En tiempos como el actual el representado exige, y tiene todo el derecho a hacerlo, claridad sobre qué valores y principios rigen la conducta del partido, qué intereses se compromete a defender y, sobre todo, qué objetivos se quieren alcanzar. Porque la nación y el Estado están en cuestión es obligado presentar un proyecto de país atractivo. Si somos conscientes de que nuestro entorno está cambiando, de que la manera de producir, trabajar, organizarnos como sociedad van a ser otras, cada partido debe, a riesgo de desaparecer, presentar su proyecto de país, su modelo de desarrollo. Toda sociedad puede resistir situaciones difíciles si sabe que le espera un futuro mejor. La ilusión es una necesidad.

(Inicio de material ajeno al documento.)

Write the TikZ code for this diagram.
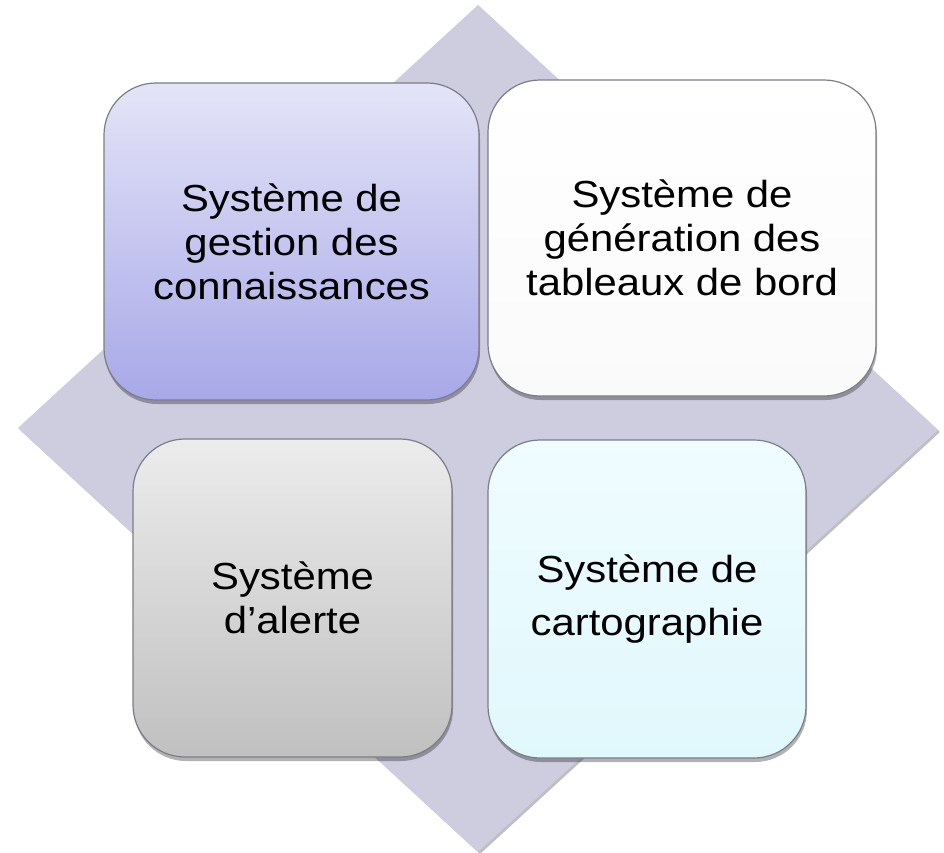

La tentación de apoltronarse en la defensa del orden constitucional, por justa que sea, no es suficiente. Las normas están afectadas por las «circunstancias» de las que Ortega nos hablaba. Hay que defender la legalidad, pero no quedarse ahí. Sin un proyecto atractivo de país, sin la ilusión de una meta que nos permita avanzar como comunidad, un partido político estará incumpliendo su primera y fundamental obligación.

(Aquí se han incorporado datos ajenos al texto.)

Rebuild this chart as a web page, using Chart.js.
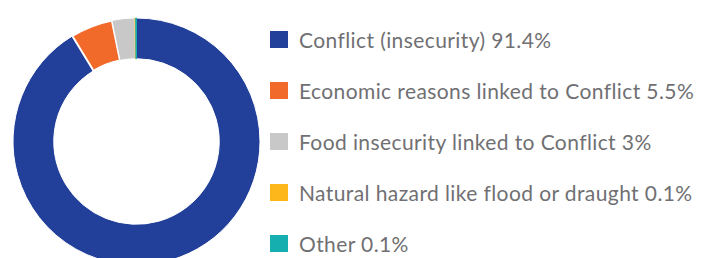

España es un país que destaca, desde hace más de un siglo, por la estabilidad de su sistema de partidos en comparación con sus vecinos. Aun así, la ley de la oferta y la demanda continúa actuando y esto es algo que los dirigentes del Partido Popular deberían tener muy en cuenta. No es una buena idea desconcertar a sus votantes con declaraciones y actos impropios, incomprensibles e injustificables. Muchos confían en los efectos del discurso de investidura de Núñez Feijóo de cara al futuro. Sin duda es una oportunidad, pero si sólo se queda en la denuncia de la política socialista y en la defensa del orden constitucional no sólo estará perdiendo una oportunidad, además estará trasmitiendo al conjunto de la nación que el partido no es capaz de ir más allá, que carece de un proyecto ilusionante para España acorde con los nuevos tiempos.